In nome dei familiari, degli amici e dei conoscenti di Aneliya Dimova, esprimo un forte senso di gratitudine e ringrazio i Carabinieri della stazione di Belvedere Marittimo, i Carabinieri del Comando di Scalea, la Procura della Repubblica di Paola per l’impegno profuso che ha condotto, in breve tempo, a questo primo importante risultato.
Risultato che, se restituisce alla comunità di Belvedere, tanto scossa da questo ennesimo tragico evento, un minimo di serenità, certamente non restituirà Aneliya all’affetto dei suoi familiari.
Don Gianfranco, parroco della chiesa madre della Marina di Belvedere, ha, in varie sedi, stigmatizzato il comportamento di quella parte della comunità di Belvedere Marittimo che, prima che le indagini individuassero un presunto colpevole, ha attribuito responsabilità a persone che nulla avevano a che fare con l’accaduto.
Ebbene, anche in questa successiva fase delle indagini, taluni cittadini di Belvedere fanno allusioni e, questa volta, tentano di infangare la memoria di Aneliya, una donna il cui solo errore è stato quello di trovarsi nel posto sbagliato nel momento sbagliato.
Mi sono giunte voci di commenti, di taluni, poco edificanti sulla persona di Aneliya che tendono a descriverla come persona di facili costumi e/o comunque legata ad ambienti malavitosi.
In coscienza smentisco categoricamente queste voci e informo che, nel caso venissi in possesso di validi elementi probatori, sporgerò formale querela nei confronti delle persone responsabili, per tutelare la memoria di Aneliya.
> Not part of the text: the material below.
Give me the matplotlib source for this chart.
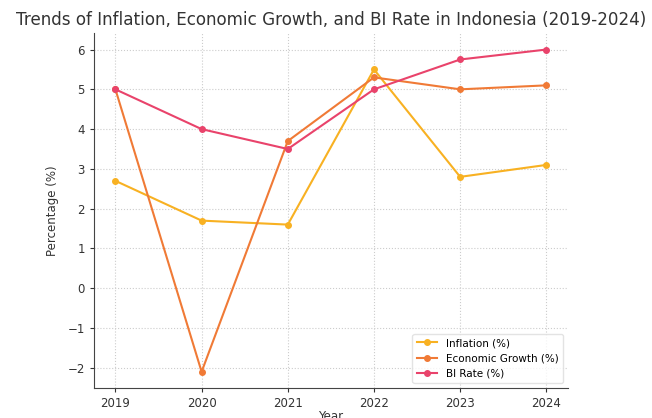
import matplotlib
matplotlib.use("Agg")
import matplotlib.pyplot as plt

# data
years = [2019, 2020, 2021, 2022, 2023, 2024]
inflation = [2.7, 1.7, 1.6, 5.5, 2.8, 3.1]
growth = [5.0, -2.1, 3.7, 5.3, 5.0, 5.1]
bi_rate = [5.0, 4.0, 3.5, 5.0, 5.75, 6.0]

series_labels = ["Inflation (%)", "Economic Growth (%)", "BI Rate (%)"]
colors = ["#f8b122", "#f07a36", "#e9436b"]

fig = plt.figure(figsize=(6.52, 4.18), dpi=100)
ax = fig.add_axes([0.144, 0.072, 0.727, 0.848])

for vals, lab, col in zip([inflation, growth, bi_rate], series_labels, colors):
    ax.plot(years, vals, marker="o", markersize=4, linewidth=1.5, color=col, label=lab)

ax.set_xticks(years)
ax.set_yticks(range(-2, 7))
ax.set_yticklabels([str(v).replace("-", "\u2212") for v in range(-2, 7)])
ax.tick_params(labelsize=8.5, colors="#333333", length=3)

ax.grid(True, linestyle=":", color="#cccccc", linewidth=0.8)
for side in ["top", "right"]:
    ax.spines[side].set_visible(False)
for side in ["left", "bottom"]:
    ax.spines[side].set_color("#444444")

ax.set_title("Trends of Inflation, Economic Growth, and BI Rate in Indonesia (2019-2024)",
             fontsize=12.1, color="#333333", pad=6)
ax.set_ylabel("Percentage (%)", fontsize=8.5, color="#333333", labelpad=6)
ax.set_xlabel("Year", fontsize=8.5, color="#333333", labelpad=0)

ax.legend(loc="lower right", fontsize=7.5, frameon=True, edgecolor="#dddddd")

fig.savefig("out.png", dpi=100)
Si smetta di infangare la memoria di chi non può difendersi, si smetta di quasi giustificare quanto di terribile è accaduto tentando di trasformare in responsabile chi invece è purtroppo la vittima.
Aneliya era una donna che si era ben inserita nel tessuto sociale di Belvedere. Si distingueva per la sua gentilezza, per la sua educazione, per la sua pacatezza, per il suo rispetto verso tutto e tutti. Era molto apprezzata e ben voluta da tutti per la sua semplicità, per la sua disponibilità e per l’attaccamento al lavoro che le permetteva di aiutare economicamente i propri congiunti in Bulgaria.
Questa era Aneliya una donna che non meritava di finire così tragicamente la sua esistenza e che non merita una seconda condanna.